### TASK BRIEF:
Reproduce, please, the span of lines beginning at the line with "Reproduce this chart with Plotly." and ending at the line with "import plotly.graph_objects as go", inclusive, minus any pictures.

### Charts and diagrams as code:

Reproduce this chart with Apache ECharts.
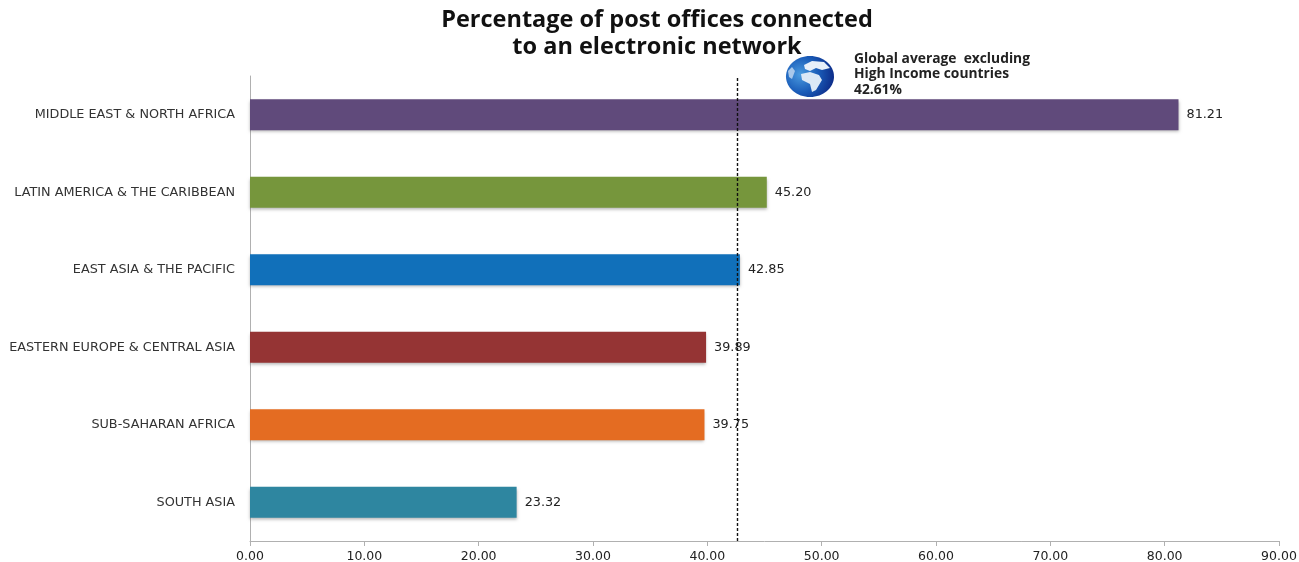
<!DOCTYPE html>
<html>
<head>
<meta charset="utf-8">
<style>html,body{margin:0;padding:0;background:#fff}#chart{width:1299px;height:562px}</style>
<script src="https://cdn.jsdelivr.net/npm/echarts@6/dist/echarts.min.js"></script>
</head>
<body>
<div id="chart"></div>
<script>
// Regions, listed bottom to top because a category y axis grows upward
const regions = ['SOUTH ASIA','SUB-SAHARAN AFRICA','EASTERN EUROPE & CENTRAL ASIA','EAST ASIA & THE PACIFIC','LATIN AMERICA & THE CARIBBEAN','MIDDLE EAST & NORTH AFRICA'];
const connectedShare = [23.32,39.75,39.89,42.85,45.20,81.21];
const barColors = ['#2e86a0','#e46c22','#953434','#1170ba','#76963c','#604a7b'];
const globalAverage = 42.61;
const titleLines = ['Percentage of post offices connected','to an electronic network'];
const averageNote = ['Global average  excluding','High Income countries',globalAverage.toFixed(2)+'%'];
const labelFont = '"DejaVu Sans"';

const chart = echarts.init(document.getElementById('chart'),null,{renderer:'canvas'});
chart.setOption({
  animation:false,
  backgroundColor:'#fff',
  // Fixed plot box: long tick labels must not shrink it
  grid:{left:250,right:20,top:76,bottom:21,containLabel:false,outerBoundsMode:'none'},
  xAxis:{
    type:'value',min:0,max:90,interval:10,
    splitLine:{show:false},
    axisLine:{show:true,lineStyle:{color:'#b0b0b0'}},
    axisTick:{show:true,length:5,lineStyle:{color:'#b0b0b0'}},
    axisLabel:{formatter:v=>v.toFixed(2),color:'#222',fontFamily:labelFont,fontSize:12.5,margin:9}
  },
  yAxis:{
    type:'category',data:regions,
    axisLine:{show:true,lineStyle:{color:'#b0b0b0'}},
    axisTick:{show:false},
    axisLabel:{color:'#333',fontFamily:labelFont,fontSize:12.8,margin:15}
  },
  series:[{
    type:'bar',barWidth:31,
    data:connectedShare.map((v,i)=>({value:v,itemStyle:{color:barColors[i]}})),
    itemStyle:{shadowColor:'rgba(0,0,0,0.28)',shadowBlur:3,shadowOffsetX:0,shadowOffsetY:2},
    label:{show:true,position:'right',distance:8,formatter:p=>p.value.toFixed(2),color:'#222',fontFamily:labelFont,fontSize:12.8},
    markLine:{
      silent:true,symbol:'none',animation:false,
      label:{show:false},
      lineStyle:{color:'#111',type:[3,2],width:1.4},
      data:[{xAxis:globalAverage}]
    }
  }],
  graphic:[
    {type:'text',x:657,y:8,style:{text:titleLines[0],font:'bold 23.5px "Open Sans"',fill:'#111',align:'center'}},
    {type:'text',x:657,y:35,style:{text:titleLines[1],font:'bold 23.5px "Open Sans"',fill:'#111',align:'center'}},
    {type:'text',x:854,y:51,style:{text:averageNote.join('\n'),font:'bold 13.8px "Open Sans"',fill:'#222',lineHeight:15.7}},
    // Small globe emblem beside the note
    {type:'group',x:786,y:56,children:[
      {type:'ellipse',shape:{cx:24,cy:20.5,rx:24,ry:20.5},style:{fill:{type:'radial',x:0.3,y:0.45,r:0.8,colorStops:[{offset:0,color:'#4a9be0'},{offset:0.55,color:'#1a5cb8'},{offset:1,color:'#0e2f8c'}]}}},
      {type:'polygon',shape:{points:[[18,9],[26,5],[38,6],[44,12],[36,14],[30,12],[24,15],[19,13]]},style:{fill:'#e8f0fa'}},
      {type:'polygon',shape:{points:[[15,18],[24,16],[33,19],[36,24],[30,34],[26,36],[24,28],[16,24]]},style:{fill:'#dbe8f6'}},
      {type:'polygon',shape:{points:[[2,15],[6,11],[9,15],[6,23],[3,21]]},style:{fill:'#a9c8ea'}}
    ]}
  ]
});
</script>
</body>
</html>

---

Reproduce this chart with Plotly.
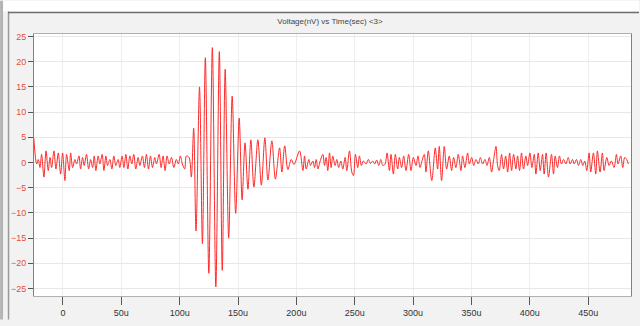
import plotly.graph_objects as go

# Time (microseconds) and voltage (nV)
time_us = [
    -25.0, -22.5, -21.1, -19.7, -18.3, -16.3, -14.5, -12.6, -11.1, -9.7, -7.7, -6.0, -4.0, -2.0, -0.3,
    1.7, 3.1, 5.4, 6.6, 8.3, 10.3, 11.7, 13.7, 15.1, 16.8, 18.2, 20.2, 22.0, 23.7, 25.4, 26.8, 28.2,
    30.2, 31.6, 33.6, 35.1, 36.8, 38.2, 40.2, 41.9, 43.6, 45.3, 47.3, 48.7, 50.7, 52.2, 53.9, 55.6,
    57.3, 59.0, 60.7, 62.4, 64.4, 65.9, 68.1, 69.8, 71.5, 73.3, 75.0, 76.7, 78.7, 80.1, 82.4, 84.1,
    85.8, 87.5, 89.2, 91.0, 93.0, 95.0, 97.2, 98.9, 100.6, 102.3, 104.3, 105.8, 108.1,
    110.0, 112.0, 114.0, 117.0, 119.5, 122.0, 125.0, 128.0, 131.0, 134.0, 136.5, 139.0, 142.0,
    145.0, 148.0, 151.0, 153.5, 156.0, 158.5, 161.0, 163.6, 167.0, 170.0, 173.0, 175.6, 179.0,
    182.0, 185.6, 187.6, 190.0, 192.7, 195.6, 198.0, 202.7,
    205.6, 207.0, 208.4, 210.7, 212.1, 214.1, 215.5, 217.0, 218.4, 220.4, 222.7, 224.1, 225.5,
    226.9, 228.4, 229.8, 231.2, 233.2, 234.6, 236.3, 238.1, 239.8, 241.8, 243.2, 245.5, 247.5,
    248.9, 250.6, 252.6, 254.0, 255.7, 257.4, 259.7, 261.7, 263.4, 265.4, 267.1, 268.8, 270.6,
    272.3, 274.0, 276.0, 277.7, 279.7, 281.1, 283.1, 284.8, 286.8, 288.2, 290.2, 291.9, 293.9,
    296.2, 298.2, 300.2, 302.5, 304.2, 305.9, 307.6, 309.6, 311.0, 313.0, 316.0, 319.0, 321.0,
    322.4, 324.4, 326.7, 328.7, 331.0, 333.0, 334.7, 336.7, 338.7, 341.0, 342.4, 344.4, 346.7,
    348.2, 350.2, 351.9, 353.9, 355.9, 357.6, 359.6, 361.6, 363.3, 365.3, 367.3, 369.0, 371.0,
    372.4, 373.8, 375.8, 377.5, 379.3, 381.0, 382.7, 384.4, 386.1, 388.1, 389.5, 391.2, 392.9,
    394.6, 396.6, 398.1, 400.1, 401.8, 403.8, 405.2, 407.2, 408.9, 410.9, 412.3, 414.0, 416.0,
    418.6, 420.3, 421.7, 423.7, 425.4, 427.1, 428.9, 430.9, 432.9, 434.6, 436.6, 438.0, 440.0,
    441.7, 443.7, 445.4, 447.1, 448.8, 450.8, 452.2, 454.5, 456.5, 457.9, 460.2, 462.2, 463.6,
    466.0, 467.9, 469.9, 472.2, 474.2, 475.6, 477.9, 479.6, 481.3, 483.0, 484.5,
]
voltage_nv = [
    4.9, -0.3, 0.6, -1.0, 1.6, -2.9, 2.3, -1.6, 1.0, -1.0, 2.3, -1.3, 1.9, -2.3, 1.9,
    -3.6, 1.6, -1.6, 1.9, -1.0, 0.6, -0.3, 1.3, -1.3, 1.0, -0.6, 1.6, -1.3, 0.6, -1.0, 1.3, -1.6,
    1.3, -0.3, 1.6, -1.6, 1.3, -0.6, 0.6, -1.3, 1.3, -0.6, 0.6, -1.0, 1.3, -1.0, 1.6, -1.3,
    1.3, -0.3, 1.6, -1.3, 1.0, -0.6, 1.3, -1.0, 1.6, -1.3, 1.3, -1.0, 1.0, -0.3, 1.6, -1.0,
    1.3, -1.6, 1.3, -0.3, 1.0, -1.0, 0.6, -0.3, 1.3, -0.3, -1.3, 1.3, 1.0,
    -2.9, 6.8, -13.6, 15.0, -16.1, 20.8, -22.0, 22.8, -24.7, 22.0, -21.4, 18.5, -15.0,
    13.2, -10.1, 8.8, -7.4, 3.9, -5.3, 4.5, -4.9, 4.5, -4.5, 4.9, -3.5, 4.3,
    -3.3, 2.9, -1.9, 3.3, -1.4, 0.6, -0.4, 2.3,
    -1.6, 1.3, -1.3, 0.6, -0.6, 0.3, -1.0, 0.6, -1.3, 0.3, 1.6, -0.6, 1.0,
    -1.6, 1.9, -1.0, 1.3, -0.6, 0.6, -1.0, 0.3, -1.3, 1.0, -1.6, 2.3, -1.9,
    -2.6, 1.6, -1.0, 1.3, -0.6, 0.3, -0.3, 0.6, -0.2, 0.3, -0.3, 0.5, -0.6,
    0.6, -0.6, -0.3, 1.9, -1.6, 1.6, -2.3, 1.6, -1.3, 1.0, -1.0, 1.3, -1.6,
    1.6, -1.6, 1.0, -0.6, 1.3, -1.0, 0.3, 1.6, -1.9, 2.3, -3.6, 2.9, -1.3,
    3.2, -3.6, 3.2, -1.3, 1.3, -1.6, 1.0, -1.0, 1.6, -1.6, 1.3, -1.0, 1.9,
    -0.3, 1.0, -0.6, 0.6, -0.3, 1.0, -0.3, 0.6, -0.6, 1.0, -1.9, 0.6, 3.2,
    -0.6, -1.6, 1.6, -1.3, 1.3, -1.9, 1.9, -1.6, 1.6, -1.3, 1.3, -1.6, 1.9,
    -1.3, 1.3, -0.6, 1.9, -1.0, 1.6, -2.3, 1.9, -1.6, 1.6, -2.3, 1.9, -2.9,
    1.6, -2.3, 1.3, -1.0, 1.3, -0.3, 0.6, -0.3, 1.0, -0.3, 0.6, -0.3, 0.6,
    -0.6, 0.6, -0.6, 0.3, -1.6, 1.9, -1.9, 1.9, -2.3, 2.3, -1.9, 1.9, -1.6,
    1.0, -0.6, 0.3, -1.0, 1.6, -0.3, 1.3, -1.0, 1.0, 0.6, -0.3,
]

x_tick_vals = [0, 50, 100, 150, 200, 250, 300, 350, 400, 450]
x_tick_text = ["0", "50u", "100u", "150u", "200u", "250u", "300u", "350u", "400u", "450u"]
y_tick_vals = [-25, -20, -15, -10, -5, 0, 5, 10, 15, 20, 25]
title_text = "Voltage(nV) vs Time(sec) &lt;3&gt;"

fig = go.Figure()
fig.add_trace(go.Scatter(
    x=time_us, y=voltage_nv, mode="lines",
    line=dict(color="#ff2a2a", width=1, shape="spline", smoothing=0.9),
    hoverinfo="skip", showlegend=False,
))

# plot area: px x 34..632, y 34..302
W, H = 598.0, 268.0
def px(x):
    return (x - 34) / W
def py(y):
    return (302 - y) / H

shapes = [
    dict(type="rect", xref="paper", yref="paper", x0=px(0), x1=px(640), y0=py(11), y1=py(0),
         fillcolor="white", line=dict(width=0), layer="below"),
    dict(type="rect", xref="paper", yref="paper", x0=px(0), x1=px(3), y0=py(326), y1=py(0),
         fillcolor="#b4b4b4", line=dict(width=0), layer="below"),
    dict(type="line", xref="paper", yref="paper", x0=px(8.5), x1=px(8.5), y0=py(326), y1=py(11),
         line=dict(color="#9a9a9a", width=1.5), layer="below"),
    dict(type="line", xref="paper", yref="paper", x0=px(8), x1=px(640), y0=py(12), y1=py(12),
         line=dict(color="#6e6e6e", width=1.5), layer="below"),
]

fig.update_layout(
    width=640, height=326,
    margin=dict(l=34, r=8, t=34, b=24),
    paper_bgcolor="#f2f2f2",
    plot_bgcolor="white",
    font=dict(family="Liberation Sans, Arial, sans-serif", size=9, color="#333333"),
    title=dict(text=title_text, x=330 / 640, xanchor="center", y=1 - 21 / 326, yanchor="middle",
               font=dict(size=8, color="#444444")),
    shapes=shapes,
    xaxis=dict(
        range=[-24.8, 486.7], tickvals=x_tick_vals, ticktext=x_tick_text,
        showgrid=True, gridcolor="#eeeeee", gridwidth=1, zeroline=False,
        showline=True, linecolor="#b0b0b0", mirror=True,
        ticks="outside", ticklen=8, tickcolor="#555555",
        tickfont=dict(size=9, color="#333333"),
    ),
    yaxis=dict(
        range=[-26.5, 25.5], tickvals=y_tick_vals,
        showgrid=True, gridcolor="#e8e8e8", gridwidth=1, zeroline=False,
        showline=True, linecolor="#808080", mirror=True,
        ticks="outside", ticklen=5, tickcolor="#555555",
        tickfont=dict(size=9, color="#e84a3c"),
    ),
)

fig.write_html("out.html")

### PROBLEM SOLUTION:
Reproduce this chart with Plotly.
import plotly.graph_objects as go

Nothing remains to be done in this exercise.